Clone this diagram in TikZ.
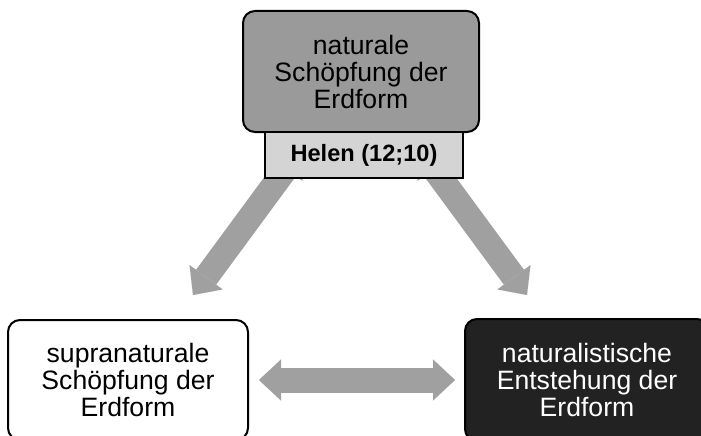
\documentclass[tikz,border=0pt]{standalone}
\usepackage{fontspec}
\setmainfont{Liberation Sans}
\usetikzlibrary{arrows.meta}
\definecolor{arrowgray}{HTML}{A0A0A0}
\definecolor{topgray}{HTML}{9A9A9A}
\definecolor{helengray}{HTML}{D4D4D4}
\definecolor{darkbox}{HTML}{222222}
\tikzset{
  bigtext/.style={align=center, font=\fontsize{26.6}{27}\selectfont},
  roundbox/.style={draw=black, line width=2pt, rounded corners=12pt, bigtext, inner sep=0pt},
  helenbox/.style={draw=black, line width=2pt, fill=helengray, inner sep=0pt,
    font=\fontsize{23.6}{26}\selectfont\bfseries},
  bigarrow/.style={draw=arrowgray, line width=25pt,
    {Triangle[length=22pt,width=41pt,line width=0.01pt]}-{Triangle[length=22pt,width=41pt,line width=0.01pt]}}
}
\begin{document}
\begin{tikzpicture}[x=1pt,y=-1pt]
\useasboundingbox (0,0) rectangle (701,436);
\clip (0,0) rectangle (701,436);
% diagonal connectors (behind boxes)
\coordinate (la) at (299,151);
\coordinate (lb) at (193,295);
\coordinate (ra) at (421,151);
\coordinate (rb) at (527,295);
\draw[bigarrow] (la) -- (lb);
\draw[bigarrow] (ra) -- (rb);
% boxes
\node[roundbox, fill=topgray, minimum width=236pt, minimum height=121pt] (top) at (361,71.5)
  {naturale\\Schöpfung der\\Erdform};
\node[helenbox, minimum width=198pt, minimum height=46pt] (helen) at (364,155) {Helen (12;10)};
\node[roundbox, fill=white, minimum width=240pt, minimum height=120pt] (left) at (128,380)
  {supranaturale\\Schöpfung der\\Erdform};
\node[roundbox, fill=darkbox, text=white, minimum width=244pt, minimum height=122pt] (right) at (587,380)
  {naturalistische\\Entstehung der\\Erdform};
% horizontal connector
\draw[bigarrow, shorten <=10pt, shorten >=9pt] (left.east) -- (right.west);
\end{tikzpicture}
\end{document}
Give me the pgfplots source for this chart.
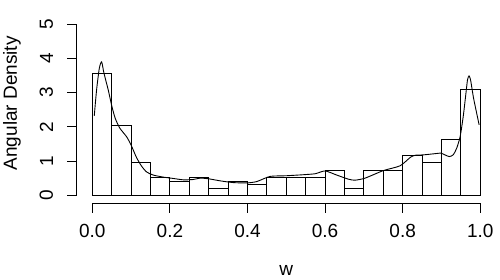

= = =

Pull out every line in the material above where "this" occurs.

Clone this diagram in TikZ.
Give me the pgfplots source for this chart.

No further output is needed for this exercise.